How much fibre do I need per day according to NHS guidelines?

The NHS recommends 30 g of dietary fibre per day for adults in the UK. Most UK adults currently consume around 18 g — roughly 60% of the target. Children need less: 15 g for ages 2–5, 20 g for ages 5–11, and 25 g for ages 11–16, according to the British Nutrition Foundation.

What is the gut-brain connection and how does fibre support it?
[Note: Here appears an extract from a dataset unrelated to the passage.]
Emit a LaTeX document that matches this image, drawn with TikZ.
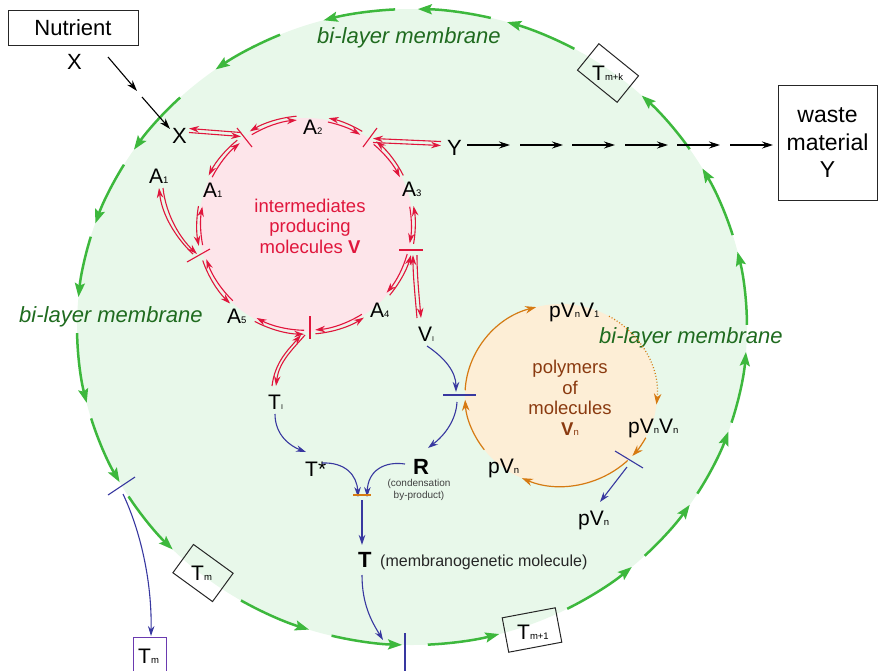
\documentclass[tikz,border=0pt]{standalone}
\usepackage{fontspec}
\setmainfont{Liberation Sans}
\usetikzlibrary{arrows.meta,calc}
\definecolor{memfill}{HTML}{E8F8EA}
\definecolor{pinkfill}{HTML}{FDE5EA}
\definecolor{orfill}{HTML}{FDEED6}
\definecolor{orline}{HTML}{D67A12}
\definecolor{rxred}{HTML}{E0163C}
\definecolor{blu}{HTML}{3838A0}
\definecolor{grn}{HTML}{3DB83D}
\definecolor{dgreen}{HTML}{1F6B1F}
\definecolor{polybrown}{HTML}{8A3A10}
\definecolor{purp}{HTML}{6A3AB0}
\newcommand\sbs[1]{{\fontsize{9.5}{9.5}\selectfont #1}}
\newcommand\tsb[1]{{\fontsize{7}{7}\selectfont #1}}
\newcommand\redarc[2]{%
  \draw[rline,{rtip}-] ($(P)+(#1:109.2)$) arc[start angle=#1,end angle=#2,radius=109.2];
  \draw[rline,-{rtip}] ($(P)+(#1:105.3)$) arc[start angle=#1,end angle=#2,radius=105.3];}
\newcommand\grseg[2]{%
  \draw[grarr] ($(E)+(#1:335 and 318)$) arc[start angle=#1,end angle=#2,x radius=335,y radius=318];}
\newcommand\orarc[3]{%
  \draw[orarrow,#3] ($(O)+(#1:96 and 91)$) arc[start angle=#1,end angle=#2,x radius=96,y radius=91];}
\tikzset{
  rtip/.tip={Stealth[length=10pt,width=6.5pt]},
  gtip/.tip={Stealth[length=14pt,width=10pt,inset=2.5pt]},
  btip/.tip={Stealth[length=10pt,width=6.5pt]},
  ktip/.tip={Stealth[length=11pt,width=7pt]},
  otip/.tip={Stealth[length=11pt,width=7.5pt]},
  rline/.style={draw=rxred,line width=1.1pt},
  grarr/.style={draw=grn,line width=2.5pt,-{gtip}},
  blarr/.style={draw=blu,line width=1.1pt,-{btip}},
  bkarr/.style={draw=black,line width=1.1pt,-{ktip}},
  orarrow/.style={draw=orline,line width=1.2pt},
  lab/.style={inner sep=0pt,font=\fontsize{21}{21}\selectfont,anchor=base west},
  memlbl/.style={inner sep=0pt,font=\fontsize{22}{22}\selectfont\itshape,text=dgreen,anchor=base west},
  tbox/.style={draw=black!85,line width=1pt,inner sep=0pt},
  tick/.style={line width=1.1pt},
}
\begin{document}
\begin{tikzpicture}[x=1pt,y=-1pt]
\useasboundingbox (0,0) rectangle (881,670);
\coordinate (E) at (412,327);
\coordinate (P) at (306,225);
\coordinate (O) at (561,395);
% fills
\fill[memfill] (E) ellipse[x radius=335,y radius=318];
\fill[pinkfill] (P) circle[radius=107];
\fill[orfill] (O) ellipse[x radius=96,y radius=91];

% membrane arrows
\grseg{-61}{-73.5}
\grseg{-76.4}{-89}
\grseg{-92.9}{-105.3}
\grseg{-113.2}{-125.9}
\grseg{-133.8}{-146.1}
\grseg{-149.3}{-161}
\grseg{-163.5}{-174.6}
\grseg{-181.1}{-193.8}
\grseg{-196.7}{-209.2}
\grseg{-212.2}{-224.4}
\grseg{-239.3}{-252.1}
\grseg{-256.1}{-268.3}
\grseg{-272.7}{-285.1}
\grseg{62.4}{49}
\grseg{46}{34}
\grseg{31.6}{19.2}
\grseg{17.5}{4.5}
\grseg{-0.4}{-13.7}
\grseg{-16.8}{-29.9}
\grseg{-34}{-46.7}

% membrane labels
\node[memlbl] (mtop) at (317,43) {bi-layer membrane};
\node[memlbl] (mleft) at (19,322) {bi-layer membrane};
\node[memlbl] (mright) at (599,343) {bi-layer membrane};

% boxes on membrane
\node[tbox,rotate=-39,minimum width=51pt,minimum height=34pt] (tmkbox) at (608,73) {};
\node[lab] (tmk) at (592,80) {T\sbs{m+k}};
\node[tbox,rotate=-36,minimum width=49pt,minimum height=35pt] (tmbox) at (203,573) {};
\node[lab] (tm) at (191,580) {T\sbs{m}};
\node[tbox,rotate=10.7,minimum width=54pt,minimum height=35pt] (tm1box) at (532,630) {};
\node[lab] (tm1) at (517,639) {T\sbs{m+1}};
\node[draw=purp,line width=1pt,minimum width=33pt,minimum height=40pt,inner sep=0pt] (tmout) at (149.5,657) {};
\node[lab] (tmo) at (138,663) {T\sbs{m}};

% nutrient and waste
\node[tbox,font=\fontsize{22}{22}\selectfont,minimum width=130pt,minimum height=35pt] (nut) at (73,27.5) {Nutrient};
\node[lab,font=\fontsize{22}{22}\selectfont] (Xo) at (67,69) {X};
\node[lab,font=\fontsize{22}{22}\selectfont] (Xi) at (172,143) {X};
\draw[bkarr] (108,57) -- (137,91);
\draw[bkarr] (142,97) -- (170,129);
\node[tbox,align=center,font=\fontsize{23}{27.5}\selectfont,minimum width=99pt,minimum height=115pt] (waste) at (827.5,143) {waste\\material\\Y};
\node[lab,font=\fontsize{22}{22}\selectfont] (Yi) at (447,155) {Y};
\foreach \s in {467,520,572,625,677,730} {\draw[bkarr] (\s,145) -- ++(43,0);}

% intermediates circle labels
\node[lab] (A1o) at (149,183) {A\sbs{1}};
\node[lab] (A1i) at (203,197) {A\sbs{1}};
\node[lab] (A2) at (303,134) {A\sbs{2}};
\node[lab] (A3) at (402,196) {A\sbs{3}};
\node[lab] (A4) at (370,317) {A\sbs{4}};
\node[lab] (A5) at (227,323) {A\sbs{5}};
\node[align=center,text=rxred,font=\fontsize{18.5}{20.5}\selectfont,inner sep=0pt] (inter) at (310,226) {intermediates\\producing\\molecules \textbf{V}};

% ticks on red cycle
\draw[rline,tick] (237,128) -- (252,147);
\draw[rline,tick] (363,147) -- (377,128);
\draw[rline,tick] (399,250) -- (423,250);
\draw[rline,tick] (310,316) -- (310,339);
\draw[rline,tick] (187,262) -- (210,249);

% red reversible arcs
\redarc{-121}{-95}
\redarc{-78}{-59}
\redarc{-50}{-27}
\redarc{-10}{10}
\redarc{16}{40}
\redarc{58}{85}
\redarc{91}{118}
\redarc{134}{161}
\redarc{169}{190}
\redarc{207}{231}

% red reversible connectors
\draw[rline,{rtip}-] (189,128.5) -- (241,132.5);
\draw[rline,-{rtip}] (189,132.5) -- (241,136.5);
\draw[rline,{rtip}-] (373,138.5) -- (441,141.5);
\draw[rline,-{rtip}] (373,142.5) -- (441,145.5);
\draw[rline,{rtip}-] (413,255) .. controls (413,275) and (415,295) .. (417,318);
\draw[rline,-{rtip},xshift=4pt] (413,255) .. controls (413,275) and (415,295) .. (417,318);
\draw[rline,{rtip}-] (301,335) .. controls (288,350) and (275,362) .. (272,386);
\draw[rline,-{rtip},xshift=4pt] (301,335) .. controls (288,350) and (275,362) .. (272,386);
\draw[rline,{rtip}-] (159,188) .. controls (162,215) and (176,238) .. (193,254);
\draw[rline,-{rtip},xshift=4pt] (159,188) .. controls (162,215) and (176,238) .. (193,254);

% lower pathway labels
\node[lab] (Tl) at (268,409) {T\tsb{I}};
\node[lab] (Vl) at (418,341) {V\tsb{I}};
\node[lab] (Ts) at (305,476) {T*};
\node[lab,font=\fontsize{22}{22}\selectfont\bfseries] (R) at (413,474) {R};
\node[align=center,text=black!75,font=\fontsize{10}{12}\selectfont,inner sep=0pt] (cond) at (419,490) {(condensation\\by-product)};
\node[lab,font=\fontsize{22}{22}\selectfont\bfseries] (T) at (358,567) {T};
\node[lab,font=\fontsize{16}{16}\selectfont,text=black!85] (membr) at (380,566) {(membranogenetic molecule)};

% blue pathway
\draw[blarr] (427,346) .. controls (445,358) and (456,372) .. (456,392);
\draw[blarr] (457,402) .. controls (456,420) and (445,435) .. (428,448);
\draw[blarr] (275,414) .. controls (275,435) and (290,446) .. (306,452);
\draw[blarr] (322,463) .. controls (345,462) and (357,475) .. (358,497);
\draw[blarr] (405,464) .. controls (385,461) and (368,470) .. (367,497);
\draw[orline,line width=1.2pt] (353,495) -- (371,495);
\draw[blarr] (362,500) -- (362,545);
\draw[blarr] (362,575) .. controls (362,605) and (372,622) .. (383,640);
\draw[blu,tick] (405,633) -- (405,672);
\draw[blu,tick] (108,495) -- (135,477);
\draw[blarr] (123,494) .. controls (140,530) and (152,580) .. (151,636);

% polymer cycle
\node[align=center,text=polybrown,font=\fontsize{18.5}{20.5}\selectfont,inner sep=0pt] (poly) at (570,398) {polymers\\of\\molecules\\\textbf{V}\sbs{n}};
\node[lab] (pVV1) at (549,317) {pV\sbs{n}V\sbs{1}};
\node[lab] (pVVn) at (628,433) {pV\sbs{n}V\sbs{n}};
\node[lab] (pVn) at (488,473) {pV\sbs{n}};
\node[lab] (pVnout) at (578,525) {pV\sbs{n}};
\orarc{183}{255}{-{otip}}
\orarc{300}{366}{-{otip},dash pattern=on 1pt off 2pt}
\orarc{28}{42}{-{otip}}
\orarc{46}{114}{-{otip}}
\orarc{143}{177}{-{otip}}
\draw[blu,tick] (443,395) -- (476,395);
\draw[blu,tick] (615,451) -- (643,468);
\draw[blarr] (627,467) -- (600,502);
\end{tikzpicture}
\end{document}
The gut-brain connection refers to the bidirectional communication network between your gastrointestinal tract and your central nervous system, mediated largely by the vagus nerve, the enteric nervous system, and chemical messengers including short-chain fatty acids (SCFAs). When gut bacteria ferment dietary fibre, they produce SCFAs — particularly butyrate and propionate — that signal directly to the brain, influencing mood, appetite, and stress responses. Eating more fibre is one of the most evidence-based ways to support this system.

Can I improve my gut microbiome quickly by eating more fibre?

Research suggests meaningful shifts in microbiome composition can occur within two to four weeks of consistently increasing dietary fibre intake. A study supported by the MRC found that participants who increased fibre intake showed measurable increases in beneficial Bifidobacterium species within three weeks. The key is consistency and variety — eating a range of high-fibre foods (vegetables, legumes, fruits, seeds) feeds different bacterial species and promotes overall microbial diversity.

Are fibre supplements as effective as whole foods for gut health in the UK?

Whole foods are consistently superior to isolated fibre supplements for gut health, because they deliver fibre alongside polyphenols, vitamins, minerals, and fermentable compounds that work synergistically. The British Dietetic Association advises meeting fibre targets through food first. Supplements such as psyllium husk can be useful when whole food intake is genuinely difficult, but they should not replace dietary diversity — the single biggest predictor of a healthy gut microbiome identified by UK microbiome research.

Which high-fibre foods are best for the gut-brain connection specifically?

Prebiotic-rich foods that produce the most butyrate and propionate have the strongest documented links to gut-brain signalling. These include artichokes (inulin), lentils and split peas (resistant starch and soluble fibre), chia seeds (soluble gel-forming fibre), and berries (polyphenols + fibre). Combining these with fermented foods such as live yoghurt, kefir, or sauerkraut — widely available in UK supermarkets — provides both the fibre substrate and the live bacteria to ferment it.